**AIM**
Output exactly the lines that run from the line containing "Write a LaTeX" through the line containing "(in3) at (403,222);", with both ends included.

**INFORMATION SUPPLIED**
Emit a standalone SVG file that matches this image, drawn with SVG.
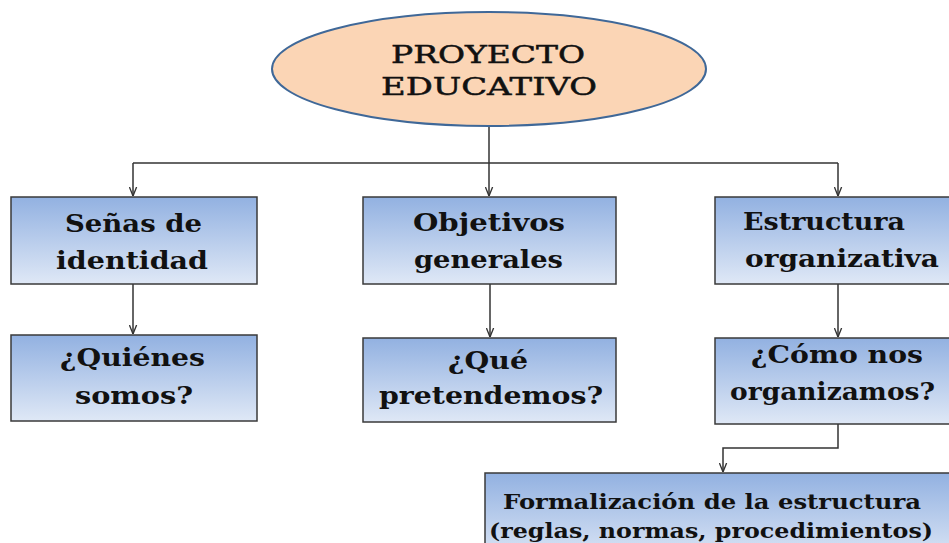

* * *

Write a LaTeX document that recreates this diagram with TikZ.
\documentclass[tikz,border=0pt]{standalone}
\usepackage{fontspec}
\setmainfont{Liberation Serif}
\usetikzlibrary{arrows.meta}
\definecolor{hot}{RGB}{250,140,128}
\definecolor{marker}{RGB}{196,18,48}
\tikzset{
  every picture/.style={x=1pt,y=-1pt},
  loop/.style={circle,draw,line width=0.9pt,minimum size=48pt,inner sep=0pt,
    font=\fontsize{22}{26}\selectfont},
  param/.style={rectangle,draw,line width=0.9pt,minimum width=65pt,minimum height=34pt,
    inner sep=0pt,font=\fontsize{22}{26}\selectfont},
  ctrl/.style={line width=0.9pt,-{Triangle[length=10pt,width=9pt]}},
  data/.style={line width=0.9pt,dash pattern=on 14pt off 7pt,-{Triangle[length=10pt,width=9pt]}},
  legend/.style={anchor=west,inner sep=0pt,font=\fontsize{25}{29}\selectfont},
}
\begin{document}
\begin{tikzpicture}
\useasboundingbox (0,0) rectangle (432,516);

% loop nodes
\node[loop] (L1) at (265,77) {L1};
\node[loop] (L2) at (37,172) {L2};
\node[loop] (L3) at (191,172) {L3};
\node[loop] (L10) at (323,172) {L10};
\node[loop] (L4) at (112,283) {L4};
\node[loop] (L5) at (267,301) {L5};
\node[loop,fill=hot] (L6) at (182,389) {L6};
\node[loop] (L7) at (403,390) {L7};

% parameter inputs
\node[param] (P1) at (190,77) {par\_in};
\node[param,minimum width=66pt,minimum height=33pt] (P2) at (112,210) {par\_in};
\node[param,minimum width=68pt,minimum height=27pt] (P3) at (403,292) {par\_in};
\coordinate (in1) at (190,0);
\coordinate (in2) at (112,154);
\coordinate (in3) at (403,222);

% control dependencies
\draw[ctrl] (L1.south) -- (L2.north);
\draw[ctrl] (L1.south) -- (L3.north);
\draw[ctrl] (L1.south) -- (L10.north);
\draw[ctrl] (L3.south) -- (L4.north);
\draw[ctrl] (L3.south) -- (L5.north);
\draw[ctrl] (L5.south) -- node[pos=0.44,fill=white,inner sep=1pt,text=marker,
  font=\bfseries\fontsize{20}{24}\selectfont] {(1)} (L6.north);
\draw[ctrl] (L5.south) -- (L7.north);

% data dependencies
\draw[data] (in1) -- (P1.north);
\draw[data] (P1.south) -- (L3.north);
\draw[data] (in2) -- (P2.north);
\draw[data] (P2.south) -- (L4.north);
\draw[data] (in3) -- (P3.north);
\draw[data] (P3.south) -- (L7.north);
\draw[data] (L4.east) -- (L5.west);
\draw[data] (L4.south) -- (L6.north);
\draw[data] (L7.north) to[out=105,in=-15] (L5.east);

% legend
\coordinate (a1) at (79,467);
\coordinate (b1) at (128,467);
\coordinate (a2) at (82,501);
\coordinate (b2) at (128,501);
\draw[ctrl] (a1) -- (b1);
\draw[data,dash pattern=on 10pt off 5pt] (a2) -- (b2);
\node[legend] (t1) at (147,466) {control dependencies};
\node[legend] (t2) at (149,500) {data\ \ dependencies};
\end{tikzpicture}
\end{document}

**REPLY TO THE EXERCISE**
Write a LaTeX document that recreates this diagram with TikZ.
\documentclass[tikz,border=0pt]{standalone}
\usepackage{fontspec}
\setmainfont{Liberation Serif}
\usetikzlibrary{arrows.meta}
\definecolor{hot}{RGB}{250,140,128}
\definecolor{marker}{RGB}{196,18,48}
\tikzset{
  every picture/.style={x=1pt,y=-1pt},
  loop/.style={circle,draw,line width=0.9pt,minimum size=48pt,inner sep=0pt,
    font=\fontsize{22}{26}\selectfont},
  param/.style={rectangle,draw,line width=0.9pt,minimum width=65pt,minimum height=34pt,
    inner sep=0pt,font=\fontsize{22}{26}\selectfont},
  ctrl/.style={line width=0.9pt,-{Triangle[length=10pt,width=9pt]}},
  data/.style={line width=0.9pt,dash pattern=on 14pt off 7pt,-{Triangle[length=10pt,width=9pt]}},
  legend/.style={anchor=west,inner sep=0pt,font=\fontsize{25}{29}\selectfont},
}
\begin{document}
\begin{tikzpicture}
\useasboundingbox (0,0) rectangle (432,516);

% loop nodes
\node[loop] (L1) at (265,77) {L1};
\node[loop] (L2) at (37,172) {L2};
\node[loop] (L3) at (191,172) {L3};
\node[loop] (L10) at (323,172) {L10};
\node[loop] (L4) at (112,283) {L4};
\node[loop] (L5) at (267,301) {L5};
\node[loop,fill=hot] (L6) at (182,389) {L6};
\node[loop] (L7) at (403,390) {L7};

% parameter inputs
\node[param] (P1) at (190,77) {par\_in};
\node[param,minimum width=66pt,minimum height=33pt] (P2) at (112,210) {par\_in};
\node[param,minimum width=68pt,minimum height=27pt] (P3) at (403,292) {par\_in};
\coordinate (in1) at (190,0);
\coordinate (in2) at (112,154);
\coordinate (in3) at (403,222);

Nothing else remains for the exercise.